Leave out the pictures, and retype only the lines from the beginning of the material through the line that contains "const lh = 45;", including both.

Data extract start

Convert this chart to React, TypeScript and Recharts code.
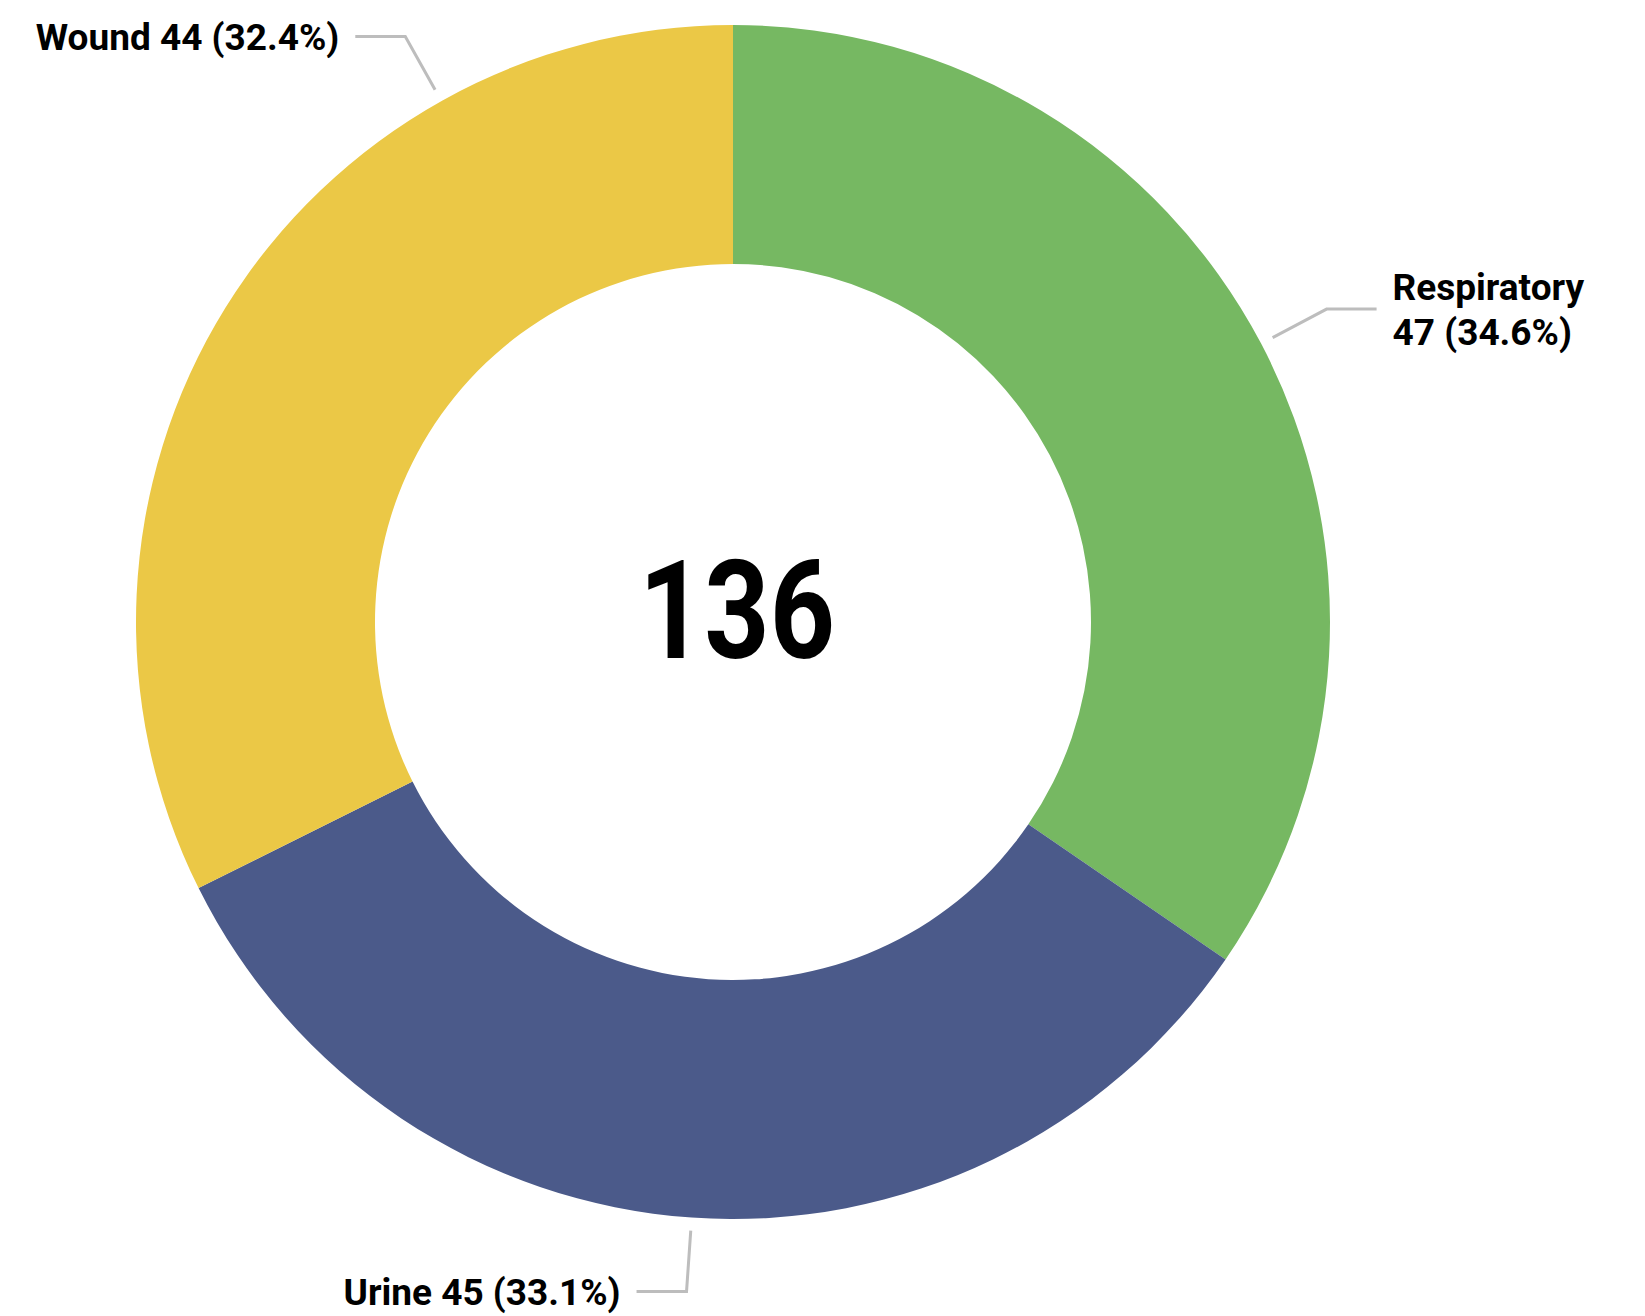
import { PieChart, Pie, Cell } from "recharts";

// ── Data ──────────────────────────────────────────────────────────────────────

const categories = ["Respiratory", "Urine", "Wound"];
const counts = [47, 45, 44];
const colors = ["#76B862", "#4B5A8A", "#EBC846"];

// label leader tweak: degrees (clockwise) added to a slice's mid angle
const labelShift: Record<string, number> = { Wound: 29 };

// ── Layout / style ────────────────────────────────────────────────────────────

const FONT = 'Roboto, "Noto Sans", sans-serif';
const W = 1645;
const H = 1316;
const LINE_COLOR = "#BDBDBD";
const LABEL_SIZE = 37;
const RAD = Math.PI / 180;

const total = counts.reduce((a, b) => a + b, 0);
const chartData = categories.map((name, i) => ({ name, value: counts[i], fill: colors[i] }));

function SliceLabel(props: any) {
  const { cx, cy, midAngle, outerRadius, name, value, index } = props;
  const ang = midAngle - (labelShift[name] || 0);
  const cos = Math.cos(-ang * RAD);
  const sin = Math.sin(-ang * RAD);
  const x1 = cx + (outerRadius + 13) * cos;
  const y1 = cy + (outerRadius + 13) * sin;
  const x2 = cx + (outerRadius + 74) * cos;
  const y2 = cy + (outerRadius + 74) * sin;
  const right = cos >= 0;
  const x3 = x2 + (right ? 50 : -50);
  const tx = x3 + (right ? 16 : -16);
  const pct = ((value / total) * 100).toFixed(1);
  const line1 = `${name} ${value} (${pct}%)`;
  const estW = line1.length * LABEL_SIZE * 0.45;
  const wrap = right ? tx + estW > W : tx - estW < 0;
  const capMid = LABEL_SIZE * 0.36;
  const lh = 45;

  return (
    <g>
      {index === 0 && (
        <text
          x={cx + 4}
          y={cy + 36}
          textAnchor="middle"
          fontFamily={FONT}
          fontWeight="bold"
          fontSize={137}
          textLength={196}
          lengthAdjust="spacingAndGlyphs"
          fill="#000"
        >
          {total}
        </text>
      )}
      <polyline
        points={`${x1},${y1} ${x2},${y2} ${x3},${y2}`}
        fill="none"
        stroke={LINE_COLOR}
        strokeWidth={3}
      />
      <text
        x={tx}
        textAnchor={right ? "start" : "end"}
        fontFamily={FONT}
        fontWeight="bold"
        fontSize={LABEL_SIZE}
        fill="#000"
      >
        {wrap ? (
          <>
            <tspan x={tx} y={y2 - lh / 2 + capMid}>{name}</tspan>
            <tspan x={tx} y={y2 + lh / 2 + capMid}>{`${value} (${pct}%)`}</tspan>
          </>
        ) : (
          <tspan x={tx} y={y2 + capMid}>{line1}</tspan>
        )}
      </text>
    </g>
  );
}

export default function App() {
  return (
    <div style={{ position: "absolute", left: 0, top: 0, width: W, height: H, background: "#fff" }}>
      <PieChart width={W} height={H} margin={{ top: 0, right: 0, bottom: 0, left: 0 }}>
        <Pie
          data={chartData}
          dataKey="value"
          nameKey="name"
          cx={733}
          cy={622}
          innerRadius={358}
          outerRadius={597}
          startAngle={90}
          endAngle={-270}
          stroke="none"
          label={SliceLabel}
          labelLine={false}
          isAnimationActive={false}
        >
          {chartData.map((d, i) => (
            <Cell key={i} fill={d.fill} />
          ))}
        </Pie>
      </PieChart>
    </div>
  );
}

Data extract end

Result for this exercise
Convert this chart to React, TypeScript and Recharts code.
import { PieChart, Pie, Cell } from "recharts";

// ── Data ──────────────────────────────────────────────────────────────────────

const categories = ["Respiratory", "Urine", "Wound"];
const counts = [47, 45, 44];
const colors = ["#76B862", "#4B5A8A", "#EBC846"];

// label leader tweak: degrees (clockwise) added to a slice's mid angle
const labelShift: Record<string, number> = { Wound: 29 };

// ── Layout / style ────────────────────────────────────────────────────────────

const FONT = 'Roboto, "Noto Sans", sans-serif';
const W = 1645;
const H = 1316;
const LINE_COLOR = "#BDBDBD";
const LABEL_SIZE = 37;
const RAD = Math.PI / 180;

const total = counts.reduce((a, b) => a + b, 0);
const chartData = categories.map((name, i) => ({ name, value: counts[i], fill: colors[i] }));

function SliceLabel(props: any) {
  const { cx, cy, midAngle, outerRadius, name, value, index } = props;
  const ang = midAngle - (labelShift[name] || 0);
  const cos = Math.cos(-ang * RAD);
  const sin = Math.sin(-ang * RAD);
  const x1 = cx + (outerRadius + 13) * cos;
  const y1 = cy + (outerRadius + 13) * sin;
  const x2 = cx + (outerRadius + 74) * cos;
  const y2 = cy + (outerRadius + 74) * sin;
  const right = cos >= 0;
  const x3 = x2 + (right ? 50 : -50);
  const tx = x3 + (right ? 16 : -16);
  const pct = ((value / total) * 100).toFixed(1);
  const line1 = `${name} ${value} (${pct}%)`;
  const estW = line1.length * LABEL_SIZE * 0.45;
  const wrap = right ? tx + estW > W : tx - estW < 0;
  const capMid = LABEL_SIZE * 0.36;
  const lh = 45;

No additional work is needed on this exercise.